La fusion des câblodistributeurs américains Comcast et Time Warner Cable crée un précédent pour Rogers Communications et Shaw Communications, au Canada.
Jeff Fan, analyste chez Banque Scotia, juge fort probable une transaction entre les deux câblodistributeurs canadiens, d’ici un an ou deux.
Il est en effet assez anachronique de constater que le petit marché canadien ne compte pas de fournisseur de câble national, alors que l’industrie américaine s’épure depuis 20 ans, dans un marché dix fois plus imposant.
La transaction de 45 milliards de dollars américains donne à Comcast le tiers du marché américain du câble.
« Les câblodistributeurs canadiens ont autant besoin des économies d’échelle que recherchent Comcast et Time Warner en unissant leurs forces pour mieux rivaliser leurs concurrents », écrit M. Fan dans un rapport.
Les deux entreprises américaines doivent investir d’importantes sommes pour migrer leur service télé sur le protocole Internet et sur la plateforme infonuagique.
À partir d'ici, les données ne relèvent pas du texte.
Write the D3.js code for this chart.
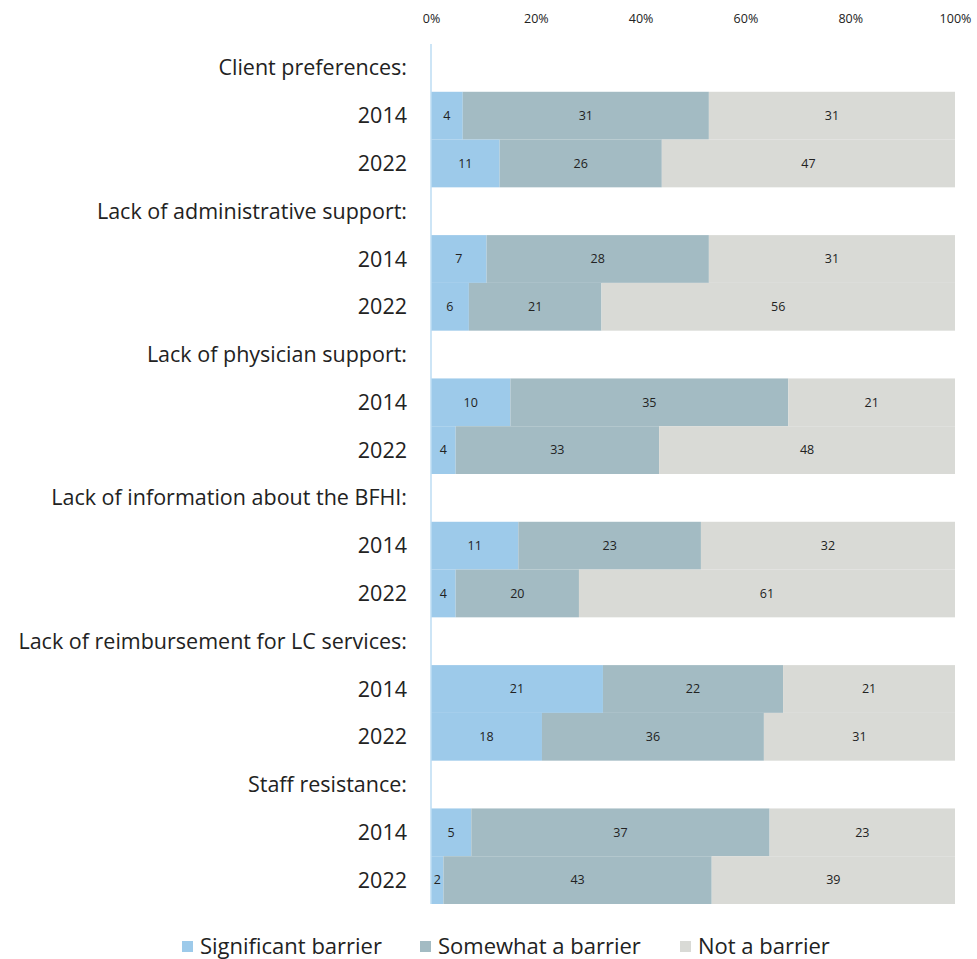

Comcast prévoit des synergies de 1,9 milliard de dollars américains sur trois ans, dont 400 M$US en dépenses en capital en moins. Une partie des ces économies ira au rachat de 10 % de ses actions.
Le nouveau patron de Rogers voudra-t-il marquer un grand coup de 13,7 milliards ?
Cette transaction survient au moment où les câblodistributeurs doivent tous réinvestir d’importants capitaux dans la mise à niveau de leur réseau et dans l’achat de programmation pour concurrencer les rivaux traditionnels, les services de télé par satellite, mais aussi les services de téléchargement vidéo tels Netflix.
Greg MacDonald, de Macquarie Capital Markets Canada, partage l’avis de M. Fan, mais hésite à qualifier une telle transaction d’inévitable, à cause de la difficulté de concilier les intérêts des deux familles de contrôle, les Rogers et les Shaw.
« Si j’étais le nouveau président de Rogers, j’aimerais bien porter un grand coup au début de mon mandat pour faire oublier la détérioration fondamentale des services de câble et de sans-fil et concentrer l’attention des investisseurs sur son potentiel », a confié un autre analyste qui préfère garder l’anonymat.
Le britannique Guy Lawrence a promis de présenter son plan de math au mois de mai pour Rogers. Toutefois, la décision revient aux enfants du fondateur, Edward et Melinda Rogers, en vertu des pouvoirs dévolus à la fiducie familiale.
Un nouveau sentiment d’urgence
Un nouveau sentiment d’urgence
Au Canada, l’industrie fait face aux mêmes défis avec un déclin des abonnés au service de câble de base et avec la baisse des revenus à mesure que les abonnés délaissent les forfaits les plus dispendieux pour s’abonner à un service à la Netflix.
D’ailleurs, le quatrième trimestre révèle bien que la pression monte sur Rogers. La société n’a majoré son dividende que de 5 %, parce que ses dépenses en capital augmentent, par rapport à un rythme de 11,7 %, depuis cinq ans.
« Il est clair que les économies d’échelle deviennent encore plus nécessaires pour absorber un nouveau cycle de dépenses en capital, à un moment où les revenus par abonné plafonnent ou baissent et où les coûts d’achat de programmation explosent », explique M. MacDonald.
Surtout que le service de téléphonie par câble n’est plus le moteur de croissance qu’il a été depuis dix ans pour les câblodistributeurs.
Les synergies ne sont pas que technologiques. Elles s’étendent aussi aux centres d’appel et aux services à la clientèle, ajoute l’analyste.
Une transaction prendrait probablement la forme d’un échange d’actions pour limiter la facture fiscale de la famille Shaw.
Il ne faut pas s’attendre à ce Rogers offre le prix fort pour Shaw, croit M. MacDonald, citant le multiple de 8 fois le bénéfice d’exploitation que paie Comcast pour Time Warner. Un multiple de 8 fois donnerait une valeur de 13,7 milliards de dollars à une transacrion Rogers-Shaw. Un échange d'actions augmenterait de 60 % le nombre d'actions de Rogers en circulation,
On est loin du multiple de 20 fois payé par Quebecor pour Vidéotron, en 2000.
M. Fan croit que Rogers pourrait offrir jusqu’à 31,50 $ pour Shaw, pour que la transaction soit rentable, en raison du potentiel d’offrir son service sans-fil dans le territoire de Shaw.
L’analyste de Banque Scotia revient périodiquement sur cette vieille spéculation. En janvier 2013, il citait la planification successorale de J.R. Shaw, le président sortant de Shaw, pour prédire que la famille se préparait à vendre.
L’action de Rogers (Tor., RCI.B) a perdu 11 % depuis le début de 2014, et termine à 42,93 $, le 19 février ; celle de Shaw (Tor., SJR.B) est restée stable à 26 $.